* **What to produce**
Nothing after the line with "m in range(12)][:50]" belongs in the copy; extract the lines below from the top through that line, pictures left out.

---

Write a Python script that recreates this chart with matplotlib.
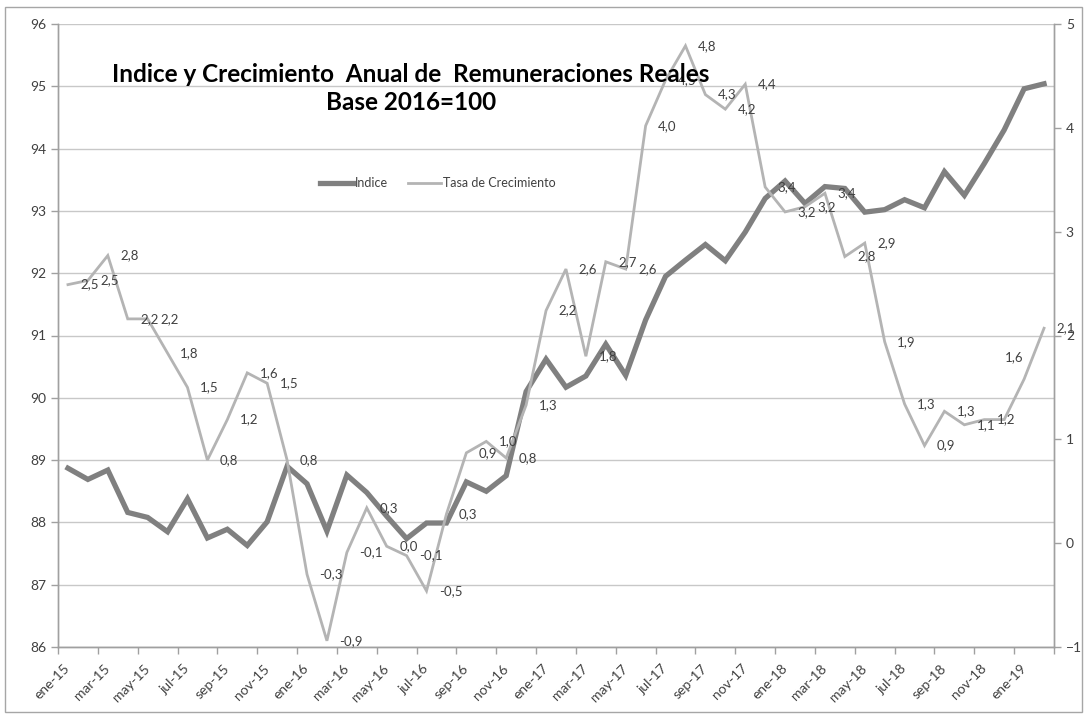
import matplotlib
matplotlib.use("Agg")
import matplotlib.pyplot as plt
from matplotlib.patches import Rectangle
import numpy as np

plt.rcParams['font.family'] = ['Lato', 'DejaVu Sans']

month_abbr = ["ene", "feb", "mar", "abr", "may", "jun", "jul", "ago", "sep", "oct", "nov", "dic"]
categories = [f"{month_abbr[m]}-{y}" for y in range(15, 20) for m in range(12)][:50]

indice = [88.87, 88.69, 88.84, 88.16, 88.08, 87.85, 88.38, 87.75, 87.89, 87.63,
          88.01, 88.90, 88.62, 87.86, 88.76, 88.48, 88.10, 87.74, 87.99, 87.99,
          88.65, 88.50, 88.75, 90.10, 90.62, 90.17, 90.35, 90.86, 90.36, 91.25,
          91.95, 92.21, 92.46, 92.20, 92.66, 93.20, 93.48, 93.12, 93.39, 93.36,
          92.98, 93.02, 93.18, 93.05, 93.63, 93.25, 93.76, 94.30, 94.96, 95.04]

tasa = [2.49, 2.53, 2.77, 2.16, 2.16, 1.83, 1.50, 0.80, 1.19, 1.64,
        1.54, 0.80, -0.30, -0.94, -0.09, 0.34, -0.03, -0.12, -0.46, 0.28,
        0.87, 0.98, 0.82, 1.33, 2.24, 2.64, 1.80, 2.71, 2.64, 4.02,
        4.46, 4.79, 4.32, 4.18, 4.42, 3.43, 3.19, 3.24, 3.37, 2.76,
        2.89, 1.94, 1.34, 0.94, 1.27, 1.14, 1.19, 1.19, 1.58, 2.07]

left_ticks = list(range(86, 97))
right_ticks = list(range(-1, 6))

W, H = 1086, 719
fig = plt.figure(figsize=(W / 100, H / 100), dpi=100)
fig.patch.set_facecolor('white')

# outer chart border
fig.patches.append(Rectangle((5 / W, 1 - 712 / H), (1082 - 5) / W, (712 - 7) / H,
                             transform=fig.transFigure, fill=False,
                             edgecolor='#a6a6a6', linewidth=1.0))

L, R, T, B = 58, 1054, 24, 647
ax = fig.add_axes([L / W, 1 - B / H, (R - L) / W, (B - T) / H])
ax2 = ax.twinx()

n = len(categories)
x = np.arange(n)

grid_c = '#c8c8c8'
axis_c = '#a0a0a0'
txt_c = '#404040'

ax.set_xlim(-0.5, n - 0.5)
ax.set_ylim(86, 96)
ax2.set_ylim(-1, 5)
ax.set_yticks(left_ticks)
ax2.set_yticks(right_ticks)
ax.yaxis.grid(True, color=grid_c, linewidth=1.0)
ax.set_axisbelow(True)

for a in (ax, ax2):
    a.spines['top'].set_visible(False)
    for s in ('left', 'right', 'bottom'):
        a.spines[s].set_color(axis_c)
        a.spines[s].set_linewidth(1.0)
    a.tick_params(axis='y', colors=axis_c, labelcolor=txt_c, labelsize=10, length=5, width=1)

# x ticks: labels at category centres (even categories), tick marks at boundaries
ax.set_xticks(x[::2])
ax.set_xticklabels(categories[::2], rotation=45, ha='right', va='center',
                   rotation_mode='anchor', fontsize=10, color=txt_c)
ax.tick_params(axis='x', which='major', length=0, pad=14)
ax.set_xticks(np.arange(-0.5, n, 2), minor=True)
ax.tick_params(axis='x', which='minor', length=5, width=1, color=axis_c)
ax2.tick_params(axis='x', length=0)

ln1, = ax.plot(x, indice, color='#808080', linewidth=3.8, solid_joinstyle='miter',
               label='Indice', zorder=3)
ln2, = ax2.plot(x, tasa, color='#b4b4b4', linewidth=2.0, solid_joinstyle='miter',
                label='Tasa de Crecimiento', zorder=2)


def fmt(v):
    s = f"{v:.1f}".replace('.', ',')
    return '0,0' if s == '-0,0' else s


for i, v in enumerate(tasa):
    if i == 47:
        continue
    if i == 48:
        off = (-14, 16)
    else:
        off = (9, 0)
    ax2.annotate(fmt(v), (x[i], v), xytext=off, textcoords='offset points',
                 ha='left', va='center', fontsize=9.5, color=txt_c, zorder=4)

leg = fig.legend(handles=[ln1, ln2], loc='center', bbox_to_anchor=(438 / W, 1 - 183 / H),
                 ncol=2, frameon=False, fontsize=9, handlelength=2.6, handletextpad=0.2,
                 columnspacing=1.6)
for t in leg.get_texts():
    t.set_color(txt_c)

fig.text(411 / W, 1 - 75 / H, "Indice y Crecimiento  Anual de  Remuneraciones Reales",
         ha='center', va='center', fontsize=17.5, fontweight='bold', color='black', zorder=10)
fig.text(411 / W, 1 - 103 / H, "Base 2016=100",
         ha='center', va='center', fontsize=17.5, fontweight='bold', color='black', zorder=10)

fig.savefig('out.png', dpi=100)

---

* **Response for this exercise**
Write a Python script that recreates this chart with matplotlib.
import matplotlib
matplotlib.use("Agg")
import matplotlib.pyplot as plt
from matplotlib.patches import Rectangle
import numpy as np

plt.rcParams['font.family'] = ['Lato', 'DejaVu Sans']

month_abbr = ["ene", "feb", "mar", "abr", "may", "jun", "jul", "ago", "sep", "oct", "nov", "dic"]
categories = [f"{month_abbr[m]}-{y}" for y in range(15, 20) for m in range(12)][:50]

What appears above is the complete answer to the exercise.